───── INFORMATION SUPPLIED

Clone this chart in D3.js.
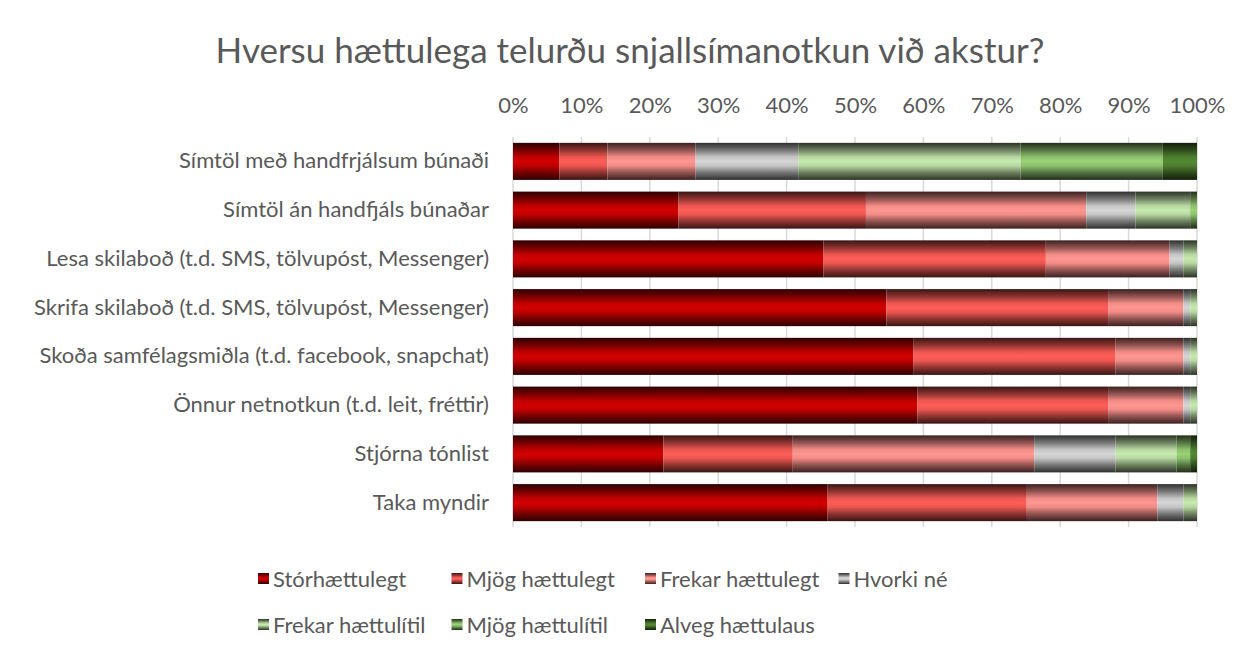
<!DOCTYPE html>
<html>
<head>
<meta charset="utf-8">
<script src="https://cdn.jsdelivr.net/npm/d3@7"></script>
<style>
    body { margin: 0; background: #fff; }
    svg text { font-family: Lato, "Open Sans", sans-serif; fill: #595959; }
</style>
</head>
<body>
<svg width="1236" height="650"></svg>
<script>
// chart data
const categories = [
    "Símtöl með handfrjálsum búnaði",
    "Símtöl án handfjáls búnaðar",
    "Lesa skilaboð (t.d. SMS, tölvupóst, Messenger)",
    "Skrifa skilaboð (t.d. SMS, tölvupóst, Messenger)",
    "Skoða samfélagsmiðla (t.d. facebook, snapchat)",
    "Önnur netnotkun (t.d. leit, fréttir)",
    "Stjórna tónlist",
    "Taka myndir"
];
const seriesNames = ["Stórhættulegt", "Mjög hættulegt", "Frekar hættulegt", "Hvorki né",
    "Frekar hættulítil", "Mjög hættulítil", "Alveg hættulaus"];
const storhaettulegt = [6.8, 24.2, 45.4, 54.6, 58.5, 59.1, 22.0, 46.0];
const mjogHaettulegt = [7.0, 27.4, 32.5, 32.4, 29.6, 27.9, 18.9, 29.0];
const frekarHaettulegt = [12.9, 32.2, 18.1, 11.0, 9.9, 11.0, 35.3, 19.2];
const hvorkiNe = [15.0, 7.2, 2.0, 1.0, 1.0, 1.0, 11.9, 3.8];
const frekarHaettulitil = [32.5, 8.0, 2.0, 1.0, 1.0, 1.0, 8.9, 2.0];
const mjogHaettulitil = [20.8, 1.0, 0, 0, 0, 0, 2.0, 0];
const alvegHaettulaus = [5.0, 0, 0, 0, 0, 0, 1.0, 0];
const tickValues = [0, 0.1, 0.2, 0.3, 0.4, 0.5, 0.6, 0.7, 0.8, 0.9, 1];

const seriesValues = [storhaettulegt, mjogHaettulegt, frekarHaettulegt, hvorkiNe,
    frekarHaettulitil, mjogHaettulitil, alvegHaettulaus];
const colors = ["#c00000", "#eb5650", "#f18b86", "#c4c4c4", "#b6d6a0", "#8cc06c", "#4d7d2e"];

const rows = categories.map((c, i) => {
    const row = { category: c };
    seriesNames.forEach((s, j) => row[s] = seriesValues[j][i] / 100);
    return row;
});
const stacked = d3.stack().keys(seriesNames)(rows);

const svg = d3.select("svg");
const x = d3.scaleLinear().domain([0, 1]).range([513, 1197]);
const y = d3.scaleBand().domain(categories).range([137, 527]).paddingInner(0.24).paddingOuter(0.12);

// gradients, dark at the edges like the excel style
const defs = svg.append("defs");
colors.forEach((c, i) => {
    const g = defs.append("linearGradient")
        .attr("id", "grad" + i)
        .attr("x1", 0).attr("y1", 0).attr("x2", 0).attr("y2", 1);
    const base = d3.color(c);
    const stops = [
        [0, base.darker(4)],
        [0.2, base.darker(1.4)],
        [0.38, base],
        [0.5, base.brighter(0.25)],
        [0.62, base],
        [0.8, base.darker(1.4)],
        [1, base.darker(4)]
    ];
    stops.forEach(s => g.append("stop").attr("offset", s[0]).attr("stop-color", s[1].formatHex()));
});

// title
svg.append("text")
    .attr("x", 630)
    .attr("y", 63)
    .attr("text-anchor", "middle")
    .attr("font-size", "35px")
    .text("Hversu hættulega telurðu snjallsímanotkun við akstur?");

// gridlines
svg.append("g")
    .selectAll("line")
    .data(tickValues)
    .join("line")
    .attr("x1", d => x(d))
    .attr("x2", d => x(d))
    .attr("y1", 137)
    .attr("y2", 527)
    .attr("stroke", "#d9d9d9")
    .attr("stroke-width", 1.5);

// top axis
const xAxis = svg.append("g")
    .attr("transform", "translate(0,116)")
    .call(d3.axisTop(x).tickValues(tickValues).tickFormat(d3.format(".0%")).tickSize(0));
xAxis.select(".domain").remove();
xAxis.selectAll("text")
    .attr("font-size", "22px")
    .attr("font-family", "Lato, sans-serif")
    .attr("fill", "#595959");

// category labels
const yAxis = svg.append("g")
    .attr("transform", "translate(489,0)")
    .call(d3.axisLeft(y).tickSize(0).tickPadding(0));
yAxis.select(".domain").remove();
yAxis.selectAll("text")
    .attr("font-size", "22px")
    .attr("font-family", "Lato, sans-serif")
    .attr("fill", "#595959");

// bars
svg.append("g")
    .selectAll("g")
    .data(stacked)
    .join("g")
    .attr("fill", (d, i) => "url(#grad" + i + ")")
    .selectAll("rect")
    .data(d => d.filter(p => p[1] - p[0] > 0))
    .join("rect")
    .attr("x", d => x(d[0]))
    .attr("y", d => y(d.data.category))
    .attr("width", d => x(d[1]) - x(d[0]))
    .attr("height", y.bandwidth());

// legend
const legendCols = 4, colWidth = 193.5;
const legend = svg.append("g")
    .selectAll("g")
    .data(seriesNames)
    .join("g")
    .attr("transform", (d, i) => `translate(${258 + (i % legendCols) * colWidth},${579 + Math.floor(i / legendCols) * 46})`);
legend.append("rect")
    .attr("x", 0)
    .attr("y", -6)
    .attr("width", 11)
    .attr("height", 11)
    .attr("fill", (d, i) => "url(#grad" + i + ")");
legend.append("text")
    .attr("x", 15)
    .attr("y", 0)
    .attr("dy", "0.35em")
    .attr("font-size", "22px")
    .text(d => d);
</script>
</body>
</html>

──────────

→ THE TASK: Go through the material above and print all of it exactly, except the pictures.

→ RESPONSE:
Clone this chart in D3.js.
<!DOCTYPE html>
<html>
<head>
<meta charset="utf-8">
<script src="https://cdn.jsdelivr.net/npm/d3@7"></script>
<style>
    body { margin: 0; background: #fff; }
    svg text { font-family: Lato, "Open Sans", sans-serif; fill: #595959; }
</style>
</head>
<body>
<svg width="1236" height="650"></svg>
<script>
// chart data
const categories = [
    "Símtöl með handfrjálsum búnaði",
    "Símtöl án handfjáls búnaðar",
    "Lesa skilaboð (t.d. SMS, tölvupóst, Messenger)",
    "Skrifa skilaboð (t.d. SMS, tölvupóst, Messenger)",
    "Skoða samfélagsmiðla (t.d. facebook, snapchat)",
    "Önnur netnotkun (t.d. leit, fréttir)",
    "Stjórna tónlist",
    "Taka myndir"
];
const seriesNames = ["Stórhættulegt", "Mjög hættulegt", "Frekar hættulegt", "Hvorki né",
    "Frekar hættulítil", "Mjög hættulítil", "Alveg hættulaus"];
const storhaettulegt = [6.8, 24.2, 45.4, 54.6, 58.5, 59.1, 22.0, 46.0];
const mjogHaettulegt = [7.0, 27.4, 32.5, 32.4, 29.6, 27.9, 18.9, 29.0];
const frekarHaettulegt = [12.9, 32.2, 18.1, 11.0, 9.9, 11.0, 35.3, 19.2];
const hvorkiNe = [15.0, 7.2, 2.0, 1.0, 1.0, 1.0, 11.9, 3.8];
const frekarHaettulitil = [32.5, 8.0, 2.0, 1.0, 1.0, 1.0, 8.9, 2.0];
const mjogHaettulitil = [20.8, 1.0, 0, 0, 0, 0, 2.0, 0];
const alvegHaettulaus = [5.0, 0, 0, 0, 0, 0, 1.0, 0];
const tickValues = [0, 0.1, 0.2, 0.3, 0.4, 0.5, 0.6, 0.7, 0.8, 0.9, 1];

const seriesValues = [storhaettulegt, mjogHaettulegt, frekarHaettulegt, hvorkiNe,
    frekarHaettulitil, mjogHaettulitil, alvegHaettulaus];
const colors = ["#c00000", "#eb5650", "#f18b86", "#c4c4c4", "#b6d6a0", "#8cc06c", "#4d7d2e"];

const rows = categories.map((c, i) => {
    const row = { category: c };
    seriesNames.forEach((s, j) => row[s] = seriesValues[j][i] / 100);
    return row;
});
const stacked = d3.stack().keys(seriesNames)(rows);

const svg = d3.select("svg");
const x = d3.scaleLinear().domain([0, 1]).range([513, 1197]);
const y = d3.scaleBand().domain(categories).range([137, 527]).paddingInner(0.24).paddingOuter(0.12);

// gradients, dark at the edges like the excel style
const defs = svg.append("defs");
colors.forEach((c, i) => {
    const g = defs.append("linearGradient")
        .attr("id", "grad" + i)
        .attr("x1", 0).attr("y1", 0).attr("x2", 0).attr("y2", 1);
    const base = d3.color(c);
    const stops = [
        [0, base.darker(4)],
        [0.2, base.darker(1.4)],
        [0.38, base],
        [0.5, base.brighter(0.25)],
        [0.62, base],
        [0.8, base.darker(1.4)],
        [1, base.darker(4)]
    ];
    stops.forEach(s => g.append("stop").attr("offset", s[0]).attr("stop-color", s[1].formatHex()));
});

// title
svg.append("text")
    .attr("x", 630)
    .attr("y", 63)
    .attr("text-anchor", "middle")
    .attr("font-size", "35px")
    .text("Hversu hættulega telurðu snjallsímanotkun við akstur?");

// gridlines
svg.append("g")
    .selectAll("line")
    .data(tickValues)
    .join("line")
    .attr("x1", d => x(d))
    .attr("x2", d => x(d))
    .attr("y1", 137)
    .attr("y2", 527)
    .attr("stroke", "#d9d9d9")
    .attr("stroke-width", 1.5);

// top axis
const xAxis = svg.append("g")
    .attr("transform", "translate(0,116)")
    .call(d3.axisTop(x).tickValues(tickValues).tickFormat(d3.format(".0%")).tickSize(0));
xAxis.select(".domain").remove();
xAxis.selectAll("text")
    .attr("font-size", "22px")
    .attr("font-family", "Lato, sans-serif")
    .attr("fill", "#595959");

// category labels
const yAxis = svg.append("g")
    .attr("transform", "translate(489,0)")
    .call(d3.axisLeft(y).tickSize(0).tickPadding(0));
yAxis.select(".domain").remove();
yAxis.selectAll("text")
    .attr("font-size", "22px")
    .attr("font-family", "Lato, sans-serif")
    .attr("fill", "#595959");

// bars
svg.append("g")
    .selectAll("g")
    .data(stacked)
    .join("g")
    .attr("fill", (d, i) => "url(#grad" + i + ")")
    .selectAll("rect")
    .data(d => d.filter(p => p[1] - p[0] > 0))
    .join("rect")
    .attr("x", d => x(d[0]))
    .attr("y", d => y(d.data.category))
    .attr("width", d => x(d[1]) - x(d[0]))
    .attr("height", y.bandwidth());

// legend
const legendCols = 4, colWidth = 193.5;
const legend = svg.append("g")
    .selectAll("g")
    .data(seriesNames)
    .join("g")
    .attr("transform", (d, i) => `translate(${258 + (i % legendCols) * colWidth},${579 + Math.floor(i / legendCols) * 46})`);
legend.append("rect")
    .attr("x", 0)
    .attr("y", -6)
    .attr("width", 11)
    .attr("height", 11)
    .attr("fill", (d, i) => "url(#grad" + i + ")");
legend.append("text")
    .attr("x", 15)
    .attr("y", 0)
    .attr("dy", "0.35em")
    .attr("font-size", "22px")
    .text(d => d);
</script>
</body>
</html>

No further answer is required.